— BEGIN —

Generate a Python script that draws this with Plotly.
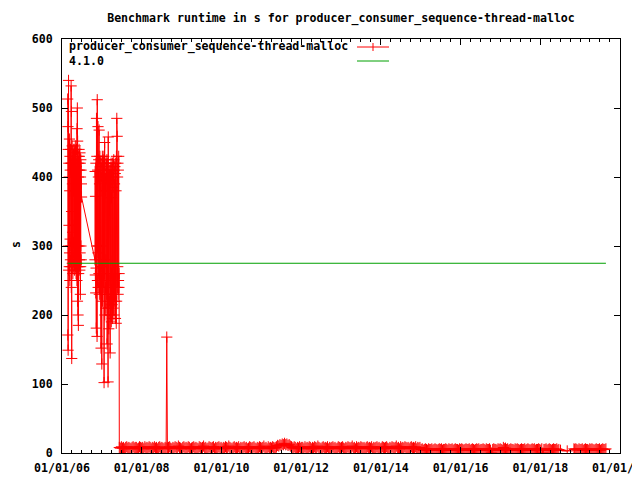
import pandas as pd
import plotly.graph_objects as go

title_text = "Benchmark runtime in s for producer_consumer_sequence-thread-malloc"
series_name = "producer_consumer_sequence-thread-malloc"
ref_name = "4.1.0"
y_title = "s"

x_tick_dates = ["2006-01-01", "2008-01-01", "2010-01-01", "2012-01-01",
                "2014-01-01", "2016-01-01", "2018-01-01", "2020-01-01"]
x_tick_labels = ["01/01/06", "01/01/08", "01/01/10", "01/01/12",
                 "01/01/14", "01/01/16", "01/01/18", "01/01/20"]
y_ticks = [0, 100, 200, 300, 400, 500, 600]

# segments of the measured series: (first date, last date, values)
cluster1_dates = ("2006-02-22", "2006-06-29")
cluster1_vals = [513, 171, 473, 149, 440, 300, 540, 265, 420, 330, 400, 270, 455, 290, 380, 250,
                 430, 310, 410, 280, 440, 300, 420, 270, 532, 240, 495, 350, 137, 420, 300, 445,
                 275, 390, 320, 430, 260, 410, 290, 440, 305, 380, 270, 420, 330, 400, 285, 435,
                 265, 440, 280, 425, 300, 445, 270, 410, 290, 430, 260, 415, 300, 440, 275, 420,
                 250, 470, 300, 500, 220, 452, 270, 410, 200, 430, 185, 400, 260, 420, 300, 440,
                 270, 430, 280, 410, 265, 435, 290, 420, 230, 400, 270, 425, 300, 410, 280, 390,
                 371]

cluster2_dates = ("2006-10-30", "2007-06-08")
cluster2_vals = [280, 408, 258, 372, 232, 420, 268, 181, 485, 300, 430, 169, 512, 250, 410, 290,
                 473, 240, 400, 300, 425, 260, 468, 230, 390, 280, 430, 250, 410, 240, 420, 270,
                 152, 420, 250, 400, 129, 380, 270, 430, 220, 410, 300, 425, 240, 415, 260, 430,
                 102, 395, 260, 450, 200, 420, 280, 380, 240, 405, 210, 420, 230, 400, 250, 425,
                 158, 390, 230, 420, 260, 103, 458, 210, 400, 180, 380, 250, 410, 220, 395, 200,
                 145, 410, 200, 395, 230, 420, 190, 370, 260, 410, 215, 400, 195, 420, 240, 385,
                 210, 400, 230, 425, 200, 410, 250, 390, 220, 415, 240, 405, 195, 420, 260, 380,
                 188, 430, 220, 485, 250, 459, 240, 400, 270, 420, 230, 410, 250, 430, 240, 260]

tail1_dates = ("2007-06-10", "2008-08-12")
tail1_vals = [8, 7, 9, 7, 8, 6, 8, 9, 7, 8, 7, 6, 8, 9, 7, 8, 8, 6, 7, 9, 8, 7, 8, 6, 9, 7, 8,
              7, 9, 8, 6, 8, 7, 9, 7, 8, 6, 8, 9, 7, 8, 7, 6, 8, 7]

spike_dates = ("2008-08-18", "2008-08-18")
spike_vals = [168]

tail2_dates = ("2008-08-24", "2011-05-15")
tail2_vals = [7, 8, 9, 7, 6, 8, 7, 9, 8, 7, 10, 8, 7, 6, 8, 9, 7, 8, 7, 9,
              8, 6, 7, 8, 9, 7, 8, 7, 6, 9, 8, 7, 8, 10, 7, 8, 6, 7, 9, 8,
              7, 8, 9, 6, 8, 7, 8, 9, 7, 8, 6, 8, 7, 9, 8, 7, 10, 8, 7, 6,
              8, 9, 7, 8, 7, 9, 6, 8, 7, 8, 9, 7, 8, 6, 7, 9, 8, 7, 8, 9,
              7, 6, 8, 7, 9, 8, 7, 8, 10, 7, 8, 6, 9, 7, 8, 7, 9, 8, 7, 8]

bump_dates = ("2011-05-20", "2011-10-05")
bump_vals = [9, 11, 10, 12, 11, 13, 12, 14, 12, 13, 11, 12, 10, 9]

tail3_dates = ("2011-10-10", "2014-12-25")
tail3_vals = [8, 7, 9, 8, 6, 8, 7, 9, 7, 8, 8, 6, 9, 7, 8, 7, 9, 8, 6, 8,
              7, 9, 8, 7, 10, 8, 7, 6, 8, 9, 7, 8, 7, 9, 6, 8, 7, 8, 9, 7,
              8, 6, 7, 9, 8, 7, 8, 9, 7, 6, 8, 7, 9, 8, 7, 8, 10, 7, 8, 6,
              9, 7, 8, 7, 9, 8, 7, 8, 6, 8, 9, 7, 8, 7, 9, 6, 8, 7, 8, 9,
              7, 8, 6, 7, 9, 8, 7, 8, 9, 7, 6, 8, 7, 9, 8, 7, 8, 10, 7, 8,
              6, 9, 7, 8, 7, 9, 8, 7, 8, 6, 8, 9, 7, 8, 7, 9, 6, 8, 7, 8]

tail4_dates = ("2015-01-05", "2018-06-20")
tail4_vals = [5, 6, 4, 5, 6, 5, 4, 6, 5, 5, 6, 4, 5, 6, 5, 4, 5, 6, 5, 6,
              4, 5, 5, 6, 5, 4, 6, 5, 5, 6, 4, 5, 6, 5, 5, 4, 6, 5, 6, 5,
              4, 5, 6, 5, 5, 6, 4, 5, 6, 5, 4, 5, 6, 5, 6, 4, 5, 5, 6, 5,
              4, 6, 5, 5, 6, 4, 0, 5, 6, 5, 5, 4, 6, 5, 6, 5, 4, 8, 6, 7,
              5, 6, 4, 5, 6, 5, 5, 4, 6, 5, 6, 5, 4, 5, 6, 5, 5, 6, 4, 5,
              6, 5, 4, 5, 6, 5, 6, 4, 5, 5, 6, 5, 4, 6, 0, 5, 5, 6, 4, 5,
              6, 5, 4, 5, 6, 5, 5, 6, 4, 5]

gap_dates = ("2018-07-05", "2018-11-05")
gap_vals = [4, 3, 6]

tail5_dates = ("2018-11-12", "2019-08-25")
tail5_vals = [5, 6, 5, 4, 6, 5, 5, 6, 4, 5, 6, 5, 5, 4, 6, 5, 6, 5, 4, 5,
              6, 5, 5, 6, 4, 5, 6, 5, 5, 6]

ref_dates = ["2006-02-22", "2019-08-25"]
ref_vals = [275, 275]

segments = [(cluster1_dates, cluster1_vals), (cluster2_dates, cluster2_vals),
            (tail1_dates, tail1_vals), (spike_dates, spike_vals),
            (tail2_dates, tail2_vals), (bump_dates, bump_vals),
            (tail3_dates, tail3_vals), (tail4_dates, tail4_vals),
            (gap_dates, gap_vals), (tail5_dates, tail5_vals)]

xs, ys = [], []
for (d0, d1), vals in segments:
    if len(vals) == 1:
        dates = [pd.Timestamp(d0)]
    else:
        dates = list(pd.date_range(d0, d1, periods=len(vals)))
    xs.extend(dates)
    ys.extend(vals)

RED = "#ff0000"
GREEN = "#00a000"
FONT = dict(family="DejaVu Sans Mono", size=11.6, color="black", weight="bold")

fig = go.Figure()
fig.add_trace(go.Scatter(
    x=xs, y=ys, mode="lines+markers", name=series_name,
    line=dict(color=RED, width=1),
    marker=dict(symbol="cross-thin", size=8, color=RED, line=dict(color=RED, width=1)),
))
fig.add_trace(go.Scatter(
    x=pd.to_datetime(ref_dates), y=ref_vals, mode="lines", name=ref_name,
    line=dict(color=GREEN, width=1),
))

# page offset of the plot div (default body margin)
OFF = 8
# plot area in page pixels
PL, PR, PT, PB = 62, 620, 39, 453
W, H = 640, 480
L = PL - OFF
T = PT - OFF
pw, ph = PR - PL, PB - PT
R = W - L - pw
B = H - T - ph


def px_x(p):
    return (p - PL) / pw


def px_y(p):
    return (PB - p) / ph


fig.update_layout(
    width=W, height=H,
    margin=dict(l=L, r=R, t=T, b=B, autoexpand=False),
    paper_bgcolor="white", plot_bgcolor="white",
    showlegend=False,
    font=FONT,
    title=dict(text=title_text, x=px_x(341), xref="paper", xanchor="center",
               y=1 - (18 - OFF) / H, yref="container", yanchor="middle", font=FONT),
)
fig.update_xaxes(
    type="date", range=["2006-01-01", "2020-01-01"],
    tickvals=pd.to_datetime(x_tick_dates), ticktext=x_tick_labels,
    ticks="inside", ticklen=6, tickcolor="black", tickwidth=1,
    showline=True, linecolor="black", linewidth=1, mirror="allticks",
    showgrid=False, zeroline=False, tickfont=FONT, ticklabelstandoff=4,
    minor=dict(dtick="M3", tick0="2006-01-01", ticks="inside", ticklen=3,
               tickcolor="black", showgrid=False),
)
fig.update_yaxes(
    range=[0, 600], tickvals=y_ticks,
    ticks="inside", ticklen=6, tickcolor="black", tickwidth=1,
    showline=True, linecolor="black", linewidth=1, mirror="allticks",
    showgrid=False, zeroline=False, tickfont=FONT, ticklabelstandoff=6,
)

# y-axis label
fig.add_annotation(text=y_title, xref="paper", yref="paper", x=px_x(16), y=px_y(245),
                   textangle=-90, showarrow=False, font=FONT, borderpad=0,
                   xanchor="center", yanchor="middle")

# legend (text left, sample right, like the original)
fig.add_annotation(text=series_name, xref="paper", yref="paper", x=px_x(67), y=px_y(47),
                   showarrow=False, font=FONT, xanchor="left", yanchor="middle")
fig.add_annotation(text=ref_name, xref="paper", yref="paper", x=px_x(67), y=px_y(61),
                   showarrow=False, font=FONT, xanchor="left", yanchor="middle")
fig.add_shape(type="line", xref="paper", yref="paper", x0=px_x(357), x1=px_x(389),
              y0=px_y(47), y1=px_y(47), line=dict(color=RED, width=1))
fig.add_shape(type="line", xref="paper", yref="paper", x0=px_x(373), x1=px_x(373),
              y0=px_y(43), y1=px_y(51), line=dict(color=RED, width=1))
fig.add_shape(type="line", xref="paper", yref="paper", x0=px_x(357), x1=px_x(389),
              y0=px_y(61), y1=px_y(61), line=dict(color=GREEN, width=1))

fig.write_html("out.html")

— END —

* PROBLEM DETAILS:
From the first line of the listing above, repeat every line through the one holding "y_ticks = [0, 100, 200, 300, 400, 500, 600]". Both ends count, and pictures stay out.

* TASK OUTPUT:
Generate a Python script that draws this with Plotly.
import pandas as pd
import plotly.graph_objects as go

title_text = "Benchmark runtime in s for producer_consumer_sequence-thread-malloc"
series_name = "producer_consumer_sequence-thread-malloc"
ref_name = "4.1.0"
y_title = "s"

x_tick_dates = ["2006-01-01", "2008-01-01", "2010-01-01", "2012-01-01",
                "2014-01-01", "2016-01-01", "2018-01-01", "2020-01-01"]
x_tick_labels = ["01/01/06", "01/01/08", "01/01/10", "01/01/12",
                 "01/01/14", "01/01/16", "01/01/18", "01/01/20"]
y_ticks = [0, 100, 200, 300, 400, 500, 600]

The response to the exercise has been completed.